- _Written task_
Pictures stay out. Extract the lines below from the first one through the line with "Arial, Helvetica, sans-serif';", both included.

- _Source material_
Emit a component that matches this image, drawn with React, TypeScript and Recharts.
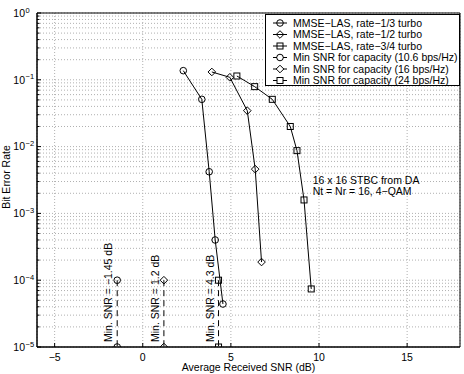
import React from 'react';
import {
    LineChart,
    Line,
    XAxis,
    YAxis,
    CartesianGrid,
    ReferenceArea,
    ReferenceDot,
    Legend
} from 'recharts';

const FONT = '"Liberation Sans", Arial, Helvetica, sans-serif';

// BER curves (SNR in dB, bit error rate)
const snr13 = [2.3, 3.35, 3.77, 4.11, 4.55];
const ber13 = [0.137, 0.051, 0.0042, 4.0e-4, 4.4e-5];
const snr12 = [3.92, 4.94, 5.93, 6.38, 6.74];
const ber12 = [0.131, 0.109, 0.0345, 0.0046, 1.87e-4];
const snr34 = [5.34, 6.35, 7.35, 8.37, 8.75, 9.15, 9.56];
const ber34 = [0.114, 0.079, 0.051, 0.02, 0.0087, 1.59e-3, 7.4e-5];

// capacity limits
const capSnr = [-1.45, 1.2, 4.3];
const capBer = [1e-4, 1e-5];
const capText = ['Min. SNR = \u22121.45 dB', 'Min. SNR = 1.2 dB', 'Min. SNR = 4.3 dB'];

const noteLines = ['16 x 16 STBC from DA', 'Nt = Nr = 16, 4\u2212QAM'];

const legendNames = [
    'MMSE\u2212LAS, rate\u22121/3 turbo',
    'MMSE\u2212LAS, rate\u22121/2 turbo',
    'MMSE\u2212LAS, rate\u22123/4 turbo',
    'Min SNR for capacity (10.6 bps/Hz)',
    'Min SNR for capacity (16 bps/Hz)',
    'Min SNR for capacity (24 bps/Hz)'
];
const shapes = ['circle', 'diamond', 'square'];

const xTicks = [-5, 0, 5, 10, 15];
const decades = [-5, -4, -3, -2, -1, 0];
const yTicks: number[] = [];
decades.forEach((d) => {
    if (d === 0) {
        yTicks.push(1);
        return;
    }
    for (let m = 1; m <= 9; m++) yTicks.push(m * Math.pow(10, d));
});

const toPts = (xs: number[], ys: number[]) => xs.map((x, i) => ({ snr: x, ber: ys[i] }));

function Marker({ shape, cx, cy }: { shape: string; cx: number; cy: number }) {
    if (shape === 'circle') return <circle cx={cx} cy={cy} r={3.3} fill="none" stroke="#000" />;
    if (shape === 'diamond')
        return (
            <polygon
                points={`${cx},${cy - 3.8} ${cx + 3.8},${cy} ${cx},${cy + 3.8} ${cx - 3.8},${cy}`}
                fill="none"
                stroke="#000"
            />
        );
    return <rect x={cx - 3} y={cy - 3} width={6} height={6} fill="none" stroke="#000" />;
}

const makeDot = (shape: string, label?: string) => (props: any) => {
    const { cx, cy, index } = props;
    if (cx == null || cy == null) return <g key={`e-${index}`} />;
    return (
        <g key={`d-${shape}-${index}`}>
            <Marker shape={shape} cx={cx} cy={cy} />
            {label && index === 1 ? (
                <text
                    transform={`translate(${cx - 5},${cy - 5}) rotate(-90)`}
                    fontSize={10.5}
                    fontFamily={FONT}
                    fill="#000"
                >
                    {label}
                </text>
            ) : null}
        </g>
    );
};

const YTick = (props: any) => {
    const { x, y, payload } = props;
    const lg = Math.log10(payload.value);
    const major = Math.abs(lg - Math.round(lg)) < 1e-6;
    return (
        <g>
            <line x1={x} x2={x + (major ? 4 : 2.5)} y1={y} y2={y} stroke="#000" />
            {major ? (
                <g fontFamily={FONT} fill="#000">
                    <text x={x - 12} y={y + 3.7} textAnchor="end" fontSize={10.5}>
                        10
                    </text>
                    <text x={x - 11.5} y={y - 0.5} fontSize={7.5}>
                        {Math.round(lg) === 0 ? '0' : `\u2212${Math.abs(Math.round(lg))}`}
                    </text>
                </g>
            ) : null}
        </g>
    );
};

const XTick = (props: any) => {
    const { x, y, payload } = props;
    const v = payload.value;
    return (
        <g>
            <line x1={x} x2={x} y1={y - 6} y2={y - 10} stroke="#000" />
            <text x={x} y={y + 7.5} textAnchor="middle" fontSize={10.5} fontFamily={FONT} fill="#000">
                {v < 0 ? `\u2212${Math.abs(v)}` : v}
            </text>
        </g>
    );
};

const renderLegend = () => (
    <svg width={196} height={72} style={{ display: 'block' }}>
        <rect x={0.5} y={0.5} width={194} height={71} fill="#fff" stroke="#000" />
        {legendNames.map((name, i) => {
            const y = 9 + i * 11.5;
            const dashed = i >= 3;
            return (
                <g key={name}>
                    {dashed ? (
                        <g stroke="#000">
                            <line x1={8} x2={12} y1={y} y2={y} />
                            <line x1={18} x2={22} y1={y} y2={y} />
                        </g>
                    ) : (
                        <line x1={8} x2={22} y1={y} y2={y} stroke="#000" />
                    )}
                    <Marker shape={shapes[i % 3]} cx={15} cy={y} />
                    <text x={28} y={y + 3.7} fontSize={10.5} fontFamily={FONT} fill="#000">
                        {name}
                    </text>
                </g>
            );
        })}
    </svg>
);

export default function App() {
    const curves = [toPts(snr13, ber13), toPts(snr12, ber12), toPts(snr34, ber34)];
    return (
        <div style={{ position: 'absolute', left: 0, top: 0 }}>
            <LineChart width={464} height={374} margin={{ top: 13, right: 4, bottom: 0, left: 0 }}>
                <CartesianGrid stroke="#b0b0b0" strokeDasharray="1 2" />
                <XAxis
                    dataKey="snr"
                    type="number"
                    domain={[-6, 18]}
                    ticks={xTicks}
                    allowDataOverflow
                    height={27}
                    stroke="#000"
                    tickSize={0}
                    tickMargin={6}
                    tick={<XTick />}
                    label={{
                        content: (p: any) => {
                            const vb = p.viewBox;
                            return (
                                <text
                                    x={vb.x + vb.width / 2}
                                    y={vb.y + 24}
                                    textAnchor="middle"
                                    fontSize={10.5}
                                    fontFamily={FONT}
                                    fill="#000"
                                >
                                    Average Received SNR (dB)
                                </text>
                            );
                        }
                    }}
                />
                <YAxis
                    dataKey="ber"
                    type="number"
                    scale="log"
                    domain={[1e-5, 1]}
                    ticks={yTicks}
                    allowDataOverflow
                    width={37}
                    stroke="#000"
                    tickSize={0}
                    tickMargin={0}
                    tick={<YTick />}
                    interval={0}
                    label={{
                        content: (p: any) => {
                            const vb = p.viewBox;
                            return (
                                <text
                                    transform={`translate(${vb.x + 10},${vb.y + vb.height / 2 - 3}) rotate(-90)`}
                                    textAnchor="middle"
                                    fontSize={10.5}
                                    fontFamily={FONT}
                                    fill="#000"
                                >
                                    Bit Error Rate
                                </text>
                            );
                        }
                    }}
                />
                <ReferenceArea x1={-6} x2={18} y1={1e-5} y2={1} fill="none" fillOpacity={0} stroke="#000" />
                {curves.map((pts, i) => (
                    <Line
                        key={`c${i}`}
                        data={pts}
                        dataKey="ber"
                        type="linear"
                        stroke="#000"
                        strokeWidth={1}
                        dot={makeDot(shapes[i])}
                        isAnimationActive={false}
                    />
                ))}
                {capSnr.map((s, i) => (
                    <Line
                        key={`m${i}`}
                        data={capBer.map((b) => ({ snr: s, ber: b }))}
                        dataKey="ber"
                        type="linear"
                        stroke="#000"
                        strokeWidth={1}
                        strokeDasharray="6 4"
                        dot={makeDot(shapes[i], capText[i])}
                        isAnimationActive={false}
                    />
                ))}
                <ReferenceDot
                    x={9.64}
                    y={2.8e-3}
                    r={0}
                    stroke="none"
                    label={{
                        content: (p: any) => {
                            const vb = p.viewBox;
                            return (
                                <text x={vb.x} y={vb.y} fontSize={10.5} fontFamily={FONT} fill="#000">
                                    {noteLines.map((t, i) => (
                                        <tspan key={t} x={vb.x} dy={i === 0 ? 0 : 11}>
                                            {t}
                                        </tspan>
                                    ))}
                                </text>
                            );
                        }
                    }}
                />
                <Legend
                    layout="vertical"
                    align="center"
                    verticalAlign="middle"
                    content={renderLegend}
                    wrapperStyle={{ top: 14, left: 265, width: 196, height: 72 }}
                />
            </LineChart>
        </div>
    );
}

- _Complete answer_
Emit a component that matches this image, drawn with React, TypeScript and Recharts.
import React from 'react';
import {
    LineChart,
    Line,
    XAxis,
    YAxis,
    CartesianGrid,
    ReferenceArea,
    ReferenceDot,
    Legend
} from 'recharts';

const FONT = '"Liberation Sans", Arial, Helvetica, sans-serif';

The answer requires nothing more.